Hi, sorry I was out yesterday but I'm still able to help here. It looks like your generic checkbox field has no value, and also you're trying to access the value in postmeta. A generic field doesn't necessarily store values in postmeta, so it's better to check in the $_POST superglobal to determine whether or not a generic checkbox was checked.
[cred_generic_field type='checkbox' field='multi-dist']
{
"required":0,
"value":1,
"default":""
}
[/cred_generic_field]
$type = $_POST['multi-dist'];
Hey! Sorry I didn't realize you were out of the office. Thanks for getting back though.
So I actually was able to do something similar by using the code below, but now I am having the second part of my issue where I am wanting to append some URL params via the URL based upon some of the values submitted via the form.
Below you can see I am trying to set a variable from the post meta for textfield eu-first-name. Then I am trying to concatenate that variable to the end of the URL string.
Functions Code
//Shortcode for URL Redirect
add_filter('cred_success_redirect', 'custom_redirect',10,3);
function custom_redirect($url, $post_id, $form_data){
if ($form_data['id'] == 127515 ){ // this is my form ID
$eu_fn = trim(get_post_meta($post_id,'eu-first-name',true));
$url = '<em><u>hidden link</u></em>';
if ( array_key_exists('multi-dist', $_POST) ){
$url = '<em><u>hidden link</u></em>'. $eu_fn;
}
}
return $url;
}
Form Field Code
[cred_field field='eu-first-name' force_type='field' class='form-control' output='bootstrap' urlparam="eu-fn"]
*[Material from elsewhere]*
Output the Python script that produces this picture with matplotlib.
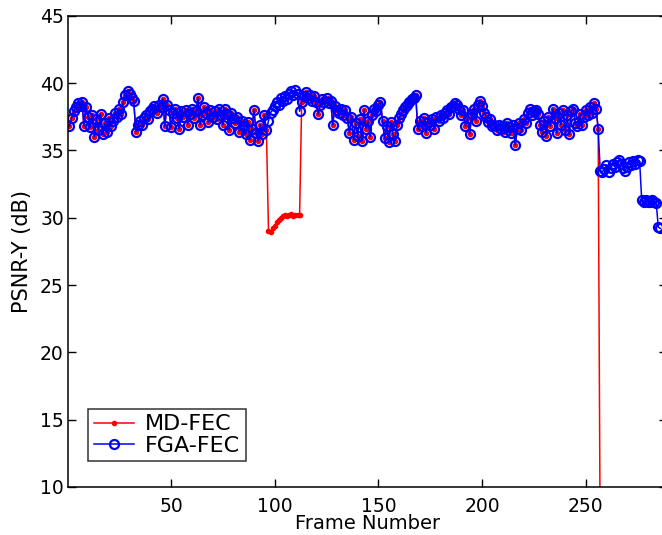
import matplotlib
matplotlib.use("Agg")
import matplotlib.pyplot as plt

# PSNR-Y per frame
fga_fec = [
    36.8, 37.4, 37.9, 38.2, 38.5, 38.3, 38.6, 36.8, 38.2, 37.5,
    36.7, 37.6, 36.0, 37.3, 36.5, 37.7, 36.2, 37.0, 36.4, 37.4,
    36.8, 37.2, 37.8, 37.5, 38.1, 37.7, 38.6, 39.1, 39.4, 39.2,
    38.9, 38.7, 36.4, 36.9, 37.2, 36.9, 37.4, 37.6, 37.3, 37.9,
    38.1, 38.3, 37.8, 38.4, 38.2, 38.8, 36.8, 38.4, 38.0, 36.7,
    37.8, 38.1, 37.4, 36.6, 37.9, 37.5, 38.0, 36.9, 37.7, 38.1,
    37.4, 37.9, 38.9, 36.9, 37.6, 38.2, 37.8, 37.1, 38.0, 37.5,
    37.9, 37.3, 38.1, 37.6, 36.9, 38.1, 37.7, 36.5, 37.8, 37.4,
    37.0, 37.5, 36.4, 37.2, 36.8, 36.2, 37.1, 35.8, 36.6, 38.0,
    36.3, 35.7, 36.9, 36.2, 37.6, 36.5, 37.2, 37.8, 38.0, 38.3,
    38.6, 38.4, 38.9, 38.7, 39.0, 38.8, 39.2, 39.4, 39.1, 39.5,
    39.2, 37.9, 38.6, 39.0, 39.3, 38.9, 39.1, 38.7, 39.0, 38.6,
    37.7, 38.4, 38.8, 38.6, 38.9, 38.5, 38.7, 36.9, 38.3, 38.0,
    37.8, 38.1, 37.6, 38.0, 37.4, 36.3, 37.5, 35.8, 37.0, 36.1,
    37.3, 35.7, 38.0, 36.6, 37.2, 36.0, 37.6, 38.1, 37.9, 38.4,
    38.6, 37.2, 35.9, 36.8, 35.6, 37.1, 36.2, 35.7, 36.9, 37.4,
    37.7, 38.0, 38.2, 38.4, 38.6, 38.8, 38.9, 39.1, 36.6, 37.2,
    36.8, 37.4, 36.3, 37.1, 36.9, 37.3, 36.6, 37.5, 37.2, 37.6,
    37.4, 37.8, 38.0, 37.7, 38.2, 38.3, 38.5, 38.4, 38.1, 37.6,
    38.0, 36.8, 37.4, 36.2, 37.7, 38.1, 37.2, 38.4, 38.7, 38.3,
    37.8, 37.5, 37.1, 37.3, 36.8, 36.9, 36.5, 36.9, 36.6, 36.8,
    36.4, 37.0, 36.7, 36.3, 36.9, 35.4, 36.6, 37.0, 36.5, 37.3,
    37.0, 37.8, 38.1, 37.6, 37.9, 38.0, 37.7, 36.9, 36.4, 37.2,
    36.1, 37.5, 36.8, 38.1, 37.4, 36.3, 37.8, 36.9, 38.0, 36.5,
    37.6, 36.2, 37.9, 38.1, 37.0, 36.8, 37.7, 36.9, 37.5, 38.0,
    37.6, 38.2, 37.8, 38.5, 38.1, 36.6,
    33.5, 33.4, 33.6, 33.9, 33.4, 33.7, 34.0, 33.8, 34.1, 34.3,
    34.0, 33.7, 33.5, 33.8, 34.1, 33.9, 34.2, 34.0, 34.3, 34.2,
    31.3, 31.2, 31.3, 31.2, 31.2, 31.3, 31.2, 31.1,
    29.3, 29.2,
]

# MD-FEC follows FGA-FEC except for the loss burst (frames 97-112)
# and the breakdown from frame 257 on
md_burst = [29.0, 28.9, 29.2, 29.4, 29.7, 29.8, 30.0, 30.1,
            30.2, 30.1, 30.2, 30.3, 30.1, 30.2, 30.2, 30.2]
md_tail = [5.0] * 30
md_fec = fga_fec[:96] + md_burst + fga_fec[112:256] + md_tail

frames_fga = list(range(1, len(fga_fec) + 1))
frames_md = list(range(1, len(md_fec) + 1))

fig = plt.figure(figsize=(6.62, 5.35), dpi=100)
ax = fig.add_axes([68 / 662, 48 / 535, 599 / 662, 471.3 / 535])

p1, = ax.plot(frames_md, md_fec, "-", color="#ff0000", lw=1.1,
              marker=".", ms=6, label="MD-FEC")
p2, = ax.plot(frames_fga, fga_fec, "-", color="#0000ff", lw=1.1,
              marker="o", ms=6.5, mfc="none", mew=1.6, label="FGA-FEC")

ax.set_xlim(0.3, 289.2)
ax.set_ylim(10, 45)
ax.set_xticks([50, 100, 150, 200, 250])
ax.set_yticks([10, 15, 20, 25, 30, 35, 40, 45])

for s in ax.spines.values():
    s.set_linewidth(1.1)
ax.tick_params(direction="in", length=5.5, width=1.0, top=True, right=True,
               labelsize=13.5)
ax.tick_params(axis="x", pad=7)
ax.tick_params(axis="y", pad=3)

ax.set_xlabel("Frame Number", fontsize=14)
ax.set_ylabel("PSNR-Y (dB)", fontsize=15)
ax.xaxis.set_label_coords(0.5, -0.058)
ax.yaxis.set_label_coords(-0.06, 0.5)

leg = ax.legend(handles=[p1, p2], loc="lower left",
                bbox_to_anchor=(0.034, 0.055), fontsize=16,
                handlelength=1.8, handletextpad=0.5, borderpad=0.25,
                labelspacing=0.05, borderaxespad=0, fancybox=False)
leg.get_frame().set_edgecolor("black")
leg.get_frame().set_linewidth(1.1)

fig.savefig("out.png", dpi=100)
With the above code I get redirected with the URL of : hidden link
If this is a custom field created in Types, you should use the "wpcf-" prefix when attempting to get information using get_post_meta:
$eu_fn = trim(get_post_meta($post_id,'wpcf-eu-first-name',true));
Any time you are accessing custom fields through native WordPress functions (like get_post_meta), you need to prepend the wpcf- prefix to the slug.